I am a 25-year-old single female with a question that neither my girlfriends nor I seem able to answer. I thought maybe your love expertise could help us. Everyone always says you will never forget your first love. My mother once told me that no love will ever be like your first and that even having been happily married for over 30 years, she still has dreams of her first high-school boyfriend. As for my single girlfriends and me, we are at the stage where some of us have experienced two or three serious relationships that for one reason or another have not resulted in marriage. Some complain that "the feeling" is just not there like it was with their first love. My question is: Does the magic that occurs with the first person you love ever repeat itself, or do we all just have Disney princess syndrome?

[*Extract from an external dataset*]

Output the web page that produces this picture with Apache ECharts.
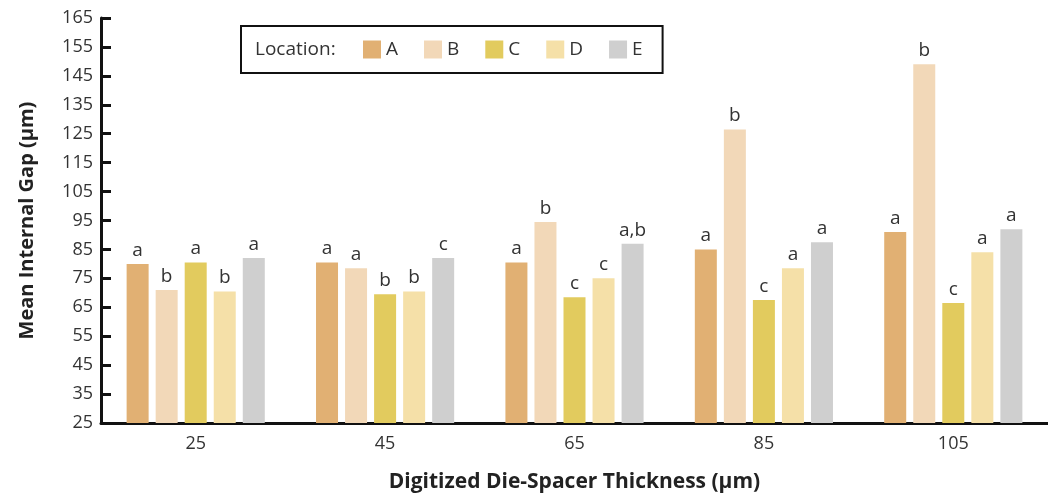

—Waiting for Prince Charming the Second

Dear Wait,

Disney princess syndrome? Prudie is unfamiliar with that but hopes it does not involve wanting a life with one of those cartoon animals. In any case, here's the benefit of her "love expertise." Your mother has done you a great disservice, and trust Prudie: The world is not filled with women dreaming of some kid from 30 years ago. "The first love" ideal is one of those folkloric things that's been romanticized and overrated. While it is true that some women may always remember their first love, this in no way means that the ones to follow will not be superior. As for your direct question, the magic does repeat itself—and often with improvements on the original.